The End of Religious Freedom?

The End of Religious Freedom? March 13, 2014

What is religious freedom? Is it the freedom to worship or otherwise interact with God, gods, or other things and entities as one sees fit? Is it freedom of conscience in terms of the supernatural? If religious freedom also involves the right to live out one’s religion in the public sphere, how far does that right extent? If religious freedom involves the right of churches (and like organizations) as well as individuals, to what extent do they operate independently of state control? Steven D. Smith’s The Rise and Decline of American Religious Freedom is an elegy for an expansive understanding of the “first freedom” protected by the First Amendment.

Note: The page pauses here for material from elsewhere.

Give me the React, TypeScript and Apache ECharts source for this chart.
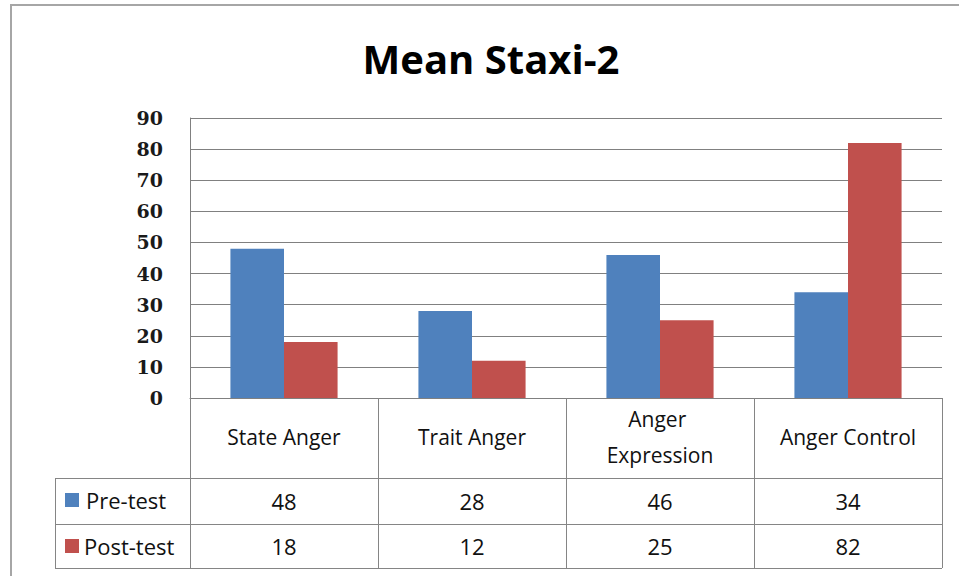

Smith intends to dismantle what he terms the “standard story” of the history of religious freedom in the United States. In this version of U.S. History, the founders wrote Enlightenment-inspired separationist principles into the Constitution, nineteenth-century Americans departed from them and oppressed a host of religious minorities, liberal justices after 1945 rediscovered the correct interpretation and application of the First Amendment, and evangelical theocrats mounted a failed efforts to return to the bad old days.

In Smith’s “revised version,” early Christians paved the way for religious freedom by privileging the individual’s interior relationship with God and by suggesting that church and state operated within separate jurisdictions. The Enlightenment “served as a conduit” for importing these Christian principles into the American republic. Although there was some discrimination against minority religions, Smith sees the first century and a half of U.S. history as a “golden age” in which Americans pragmatically lived under an “open contestation” between providential and secularist interpretations of the Constitution. Then, in an understandable search for consistency and constitutional principles, the modern Supreme Court rejected that settlement and raised the secularist principle of neutrality to an axiom. That consistency has often proved elusive, however, leaving both providentialists and secularists frustrated, the former because their views “have been officially declared heretical” and the latter “because of what they see as a failure to live up to secularist commitments.” Now, Smith suggests, the nation is blindly hurtling toward “the conclusion that there is no justification for giving special protection to religious freedom” and that to make exemptions for religious freedom “seems to some theorists to discriminate in favor of religion … and thus to violate fundamental commitments to equality.”

This is an important book. I recommend reading it in comparison with David Sehat’s Myth of American Religious Freedom, which arrives at a rather different conclusion. Sehat’s view of the nineteenth-century unofficial Protestant establishment is far darker than Smith’s. Sehat agrees with Smith that post-1945 justices blatantly applied their own wishful thinking to the views of the founders, but — unlike Smith — he feels that through their invention of a separationist founding and early republic “they have given up the most compelling argument for their own jurisprudence, which was originally to liberate the individual from religious oppression that used the apparatus of the state.” In short, Sehat largely embraces the separationist and egalitarian jurisprudence criticized by Smith.

The most provocative section of Smith’s book comes in his discussion of a contemporary struggle between “equality” and “religious freedom.” Formerly allies, the two concepts — as articulated by certain advocates — now find themselves at odds. As Smith explains, whereas many earlier Americans linked fundamental equality to the creation of all human beings “in the image of God,”  modern exponents of equality “usually do not invoke religious [or any] justification for the claim of equal worth.'” Moreover, proponents of certain forms of equality in particular strongly view “religious liberty as an obstacle to their objective,” because because groups and individuals use claims of religious freedom to justify the unequal treatment of women, gays and lesbians, and others. Smith continues to argue that “traditional religion” and “contemporary secular egalitarianism” are fundamentally incompatible. He suggests that secular egalitarianism “resembles a secular version of Christendom, under which it was assumed that government should act on and impose a favored orthodoxy.”

I think there will be bitter conflicts between secularists and traditionalists over the coming years, as there have been for decades now. And traditionalists will probably lose most of those battles. The tax-exempt status for colleges and universities that forbid homosexual relationships or in any other way discriminate against gay and lesbian students? Should the IRS choose to revoke such institutions’ tax-exempt status, I do not see how the Supreme Court could do anything but affirm that decision (on the basis of the 1983 Bob Jones case). Adoption agencies run by religious organizations? Egalitarianism will trump pluralism and certain forms of religious freedom.

Still, I think some of this struggle is overblown. Ten years ago, slightly deranged commentators suggested that the United States was on the verge of being taken over by evangelical theocrats. Today, the rhetoric on the other side suggests that the contemporary Democratic Party is bent on relegating all religious expression to the private sphere. Certainly, there are a small number of fervent theocrats and a probably somewhat larger number of ardent secularists out there. Still, I hardly think the bulk of today’s Democratic Party or progressive movements are bent on defining away religious freedom (even understood somewhat expansively), and as Smith notes, the Supreme Court batted away an Obama administration challenge to expansive “ministerial exemptions.” Moreover, given the very “myth” of American religious freedom well described by David Sehat, most Americans continue to cherish the idea of religion’s free exercise.